Often, a coach with experience in accompanying management teams will provide options and suggestions with specific reference to business issues and strategy, and he will work alongside with the team members. Coaches who arrive by chance (or by a seductive sales process) in this environment without the necessary internal expertise will be quickly rejected from the team. And this thing is, probably, the best result possible. Even worse, coaches who feel this rejection and don’t know what to do will try to influence the decisions of the management team. And this is a potential disaster. Simply said, clients don’t need coaches to lead their organizations. They need coaches who are coaching.
Further on, I will present some details regarding the necessary skills in order to coach management teams. These skills have a major importance both for coaching in Romania and its development and also for the ones that are considering working with a coach in order to optimize the organizational effort and to improve their business results.
• The ability to observe multiple levels of dynamic – both interpersonal and regarding the team as a whole – while this is happening. Each time, very interesting interactions appear between team members, between the team and the working environment, and even in every individual. An accurate and detached observation of these interactions and the changes it generates is based on a deep theoretical and practical knowledge of the group dynamics, team development processes and on principles of interactions between living systems. Of course, it also needs lots and lots of practical experience!
• In direct connection with the first skill is the ability to choose the interactions that are or may be productive for the functioning of the team. Most often, what appears on the surface in a team training can become highly productive if properly reflected by the coach. Of course, this skill is really useful only when the coach is able to decide on the spot (not to guess!) what is really important in the architecture of team development and what deserves indeed to be brought to the attention of all members as an observation that changes things for the better.

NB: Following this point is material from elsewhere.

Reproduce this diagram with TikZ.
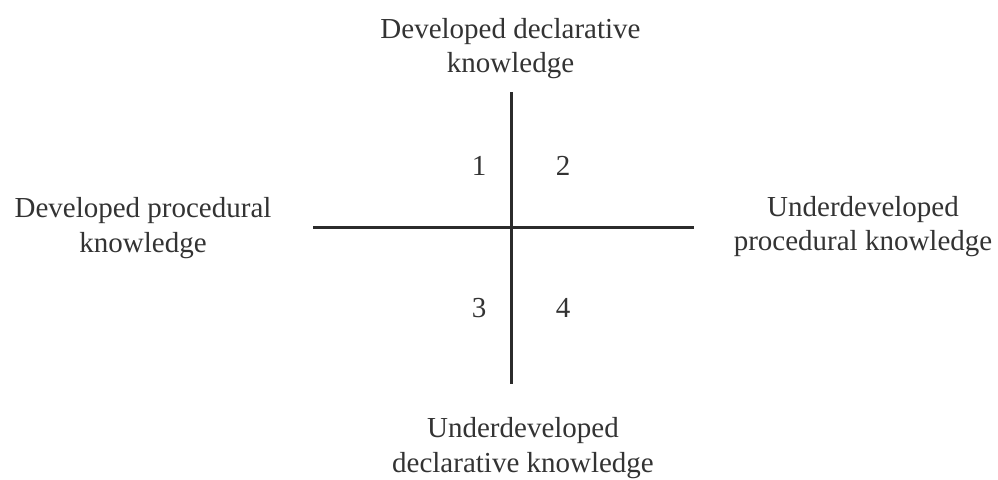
\documentclass[tikz,border=0pt]{standalone}
\usepackage{fontspec}
\setmainfont{Liberation Serif}
\definecolor{ink}{HTML}{333333}
\definecolor{axis}{HTML}{2B2B2B}
\begin{document}
\begin{tikzpicture}[x=1pt,y=-1pt,
  lbl/.style={inner sep=0pt, align=center, text=ink, font=\fontsize{29}{34.5}\selectfont},
  num/.style={inner sep=0pt, anchor=base, text=ink, font=\fontsize{29}{34.5}\selectfont},
  axisline/.style={draw=axis, line width=3pt}]
\useasboundingbox (0,0) rectangle (998,479);
\coordinate (vtop) at (511,92);
\coordinate (vbot) at (511,384);
\coordinate (hl) at (313,227);
\coordinate (hr) at (694,227);
\draw[axisline] (vtop) -- (vbot);
\draw[axisline] (hl) -- (hr);
\node[lbl] (top) at (510.5,48.5) {Developed declarative\\knowledge};
\node[lbl] (left) at (143,228.2) {Developed procedural\\knowledge};
\node[lbl] (right) at (863,226.7) {Underdeveloped\\procedural knowledge};
\node[lbl] (bottom) at (523,448.3) {Underdeveloped\\declarative knowledge};
\node[num] (q1) at (479,175) {1};
\node[num] (q2) at (563,175) {2};
\node[num] (q3) at (479,317) {3};
\node[num] (q4) at (563,317) {4};
\end{tikzpicture}
\end{document}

• The third skill is the self-awareness of power and influence and how these two types of energy move – free or controlled – within the team. To be an efficient ability, it needs to be accompanied by a qualified relative comfort of the coach to interfere and influence the ways in which the energy power is used for a group of managers. In this case, a suitable question for the coach is: Who owns what kind of power here and how/ when it’s used.
• The fourth skill is a linguistic one: to put in simple words what is observed, strictly delimited of any internally used jargon and to properly rephrase and reflect upon what is happening. The most intuitive picture here is the TV language: speak using words that can be easily understood by a 12-13-year-old child. This skill has to be accompanied by the power of raising any type of issue to the team – no matter how difficult it may look – at the right time.
• The fifth ability is the professional ethics: the coach needs a very strong ethics kit, in a confrontation with the risks that come alongside with working with a team of managers. In particular, the coach has to be aware of the consequences of identifying with only one team member – even if this person is the CEO or the CFO – or, in general, with any ‘part’ or ‘clan’ that manifests itself in an interaction. In this case, it is very necessary to own the capacity to respond quickly in a judicious, honest and appropriate way to any challenge from the team.
• The sixth and maybe most important ability is the one of practical knowledge regarding the business, especially of the way in which the company produces money. In a management team, the coach wins trust by being an expert in the systemic processes that exists inside the team, and moreover, by understanding the businesses lead by the managers. The coaches that are not familiar with the conditions of the systems the company is part of (such as the market, competitive advantages, general challenges, etc.), the organizational structure and the work conditions of the employees are even harder to be trusted by the team that manages a business.
The information presented above contains a few elements that a team of managers should take into consideration when deciding to work with a coach. My intentions are not to offer a success recipe, but just to place some useful benchmarks, both for the organization that wants to work with a coach, for the management team and also for coaches who aim to work at this level.